The Balinese honour their gods, spirits and ancestors through offerings of rice, flowers and other gifts, which they meticulously prepare every day. We noticed these people really put a lot of time and effort in their offering-making. The results can range from a tiny pinch of rice on a piece of banana leaf to huge baskets of colourful fruits, which we saw a lot on sites of prayer in larger temples.
The fact that the Balinese respect and love their deities and traditional heroes is clearly reflected in the grandeur of the statues that dominate the most important roundabouts on the island. And seriously, they are sometimes HUGE!

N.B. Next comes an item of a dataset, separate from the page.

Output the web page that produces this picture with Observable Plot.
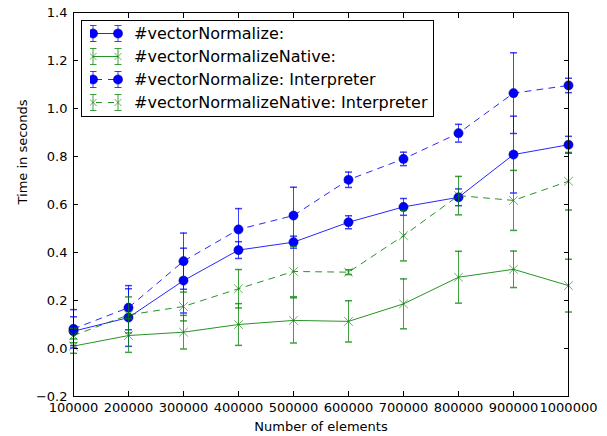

Festivals and celebrations.
We consider ourselves very fortunate to have been visiting Bali during its two most important festivals: Galungan and Kuningan. According to traditional beliefs, the spirits of deceased ancestors descend from heaven on Galungan, to return ten days later on Kuningan. It is a period of intensified prayer, celebration and offerings to welcome the spirits. From Galungan onwards, the roadsides are adorned with penjor – bamboo poles with offerings suspended at the end. The day before Galungan is especially busy because every household is installing a home-made penjor in front of its house. People take great pride in building and decorating their penjor: we asked a few guys down the road and they told us it took them 6 months to complete!
A few weeks before our visit was the Day of Silence, or Nyepi. This Balinese New Years’ Eve is a day of meditation and balance and includes processions of ogoh-ogoh, styrofoam statues depicting demons and symbolizing negative elements. Although these ogoh-ogoh are usually burned after the parades, some were still left at the roadside when we visited the island…
By the way, be prepared: you cannot drive through Bali without being stuck behind a local procession at least once! And since you should never be in a hurry on this island, just enjoy the moment!
It wasn’t possible to visit all these wonderful places and explore this beautiful island without the outstanding driving skills of mr. Bagus, our English speaking driver. We would definitely recommend him: he really took care of us, always ready with a smile, cold water and refreshing towels!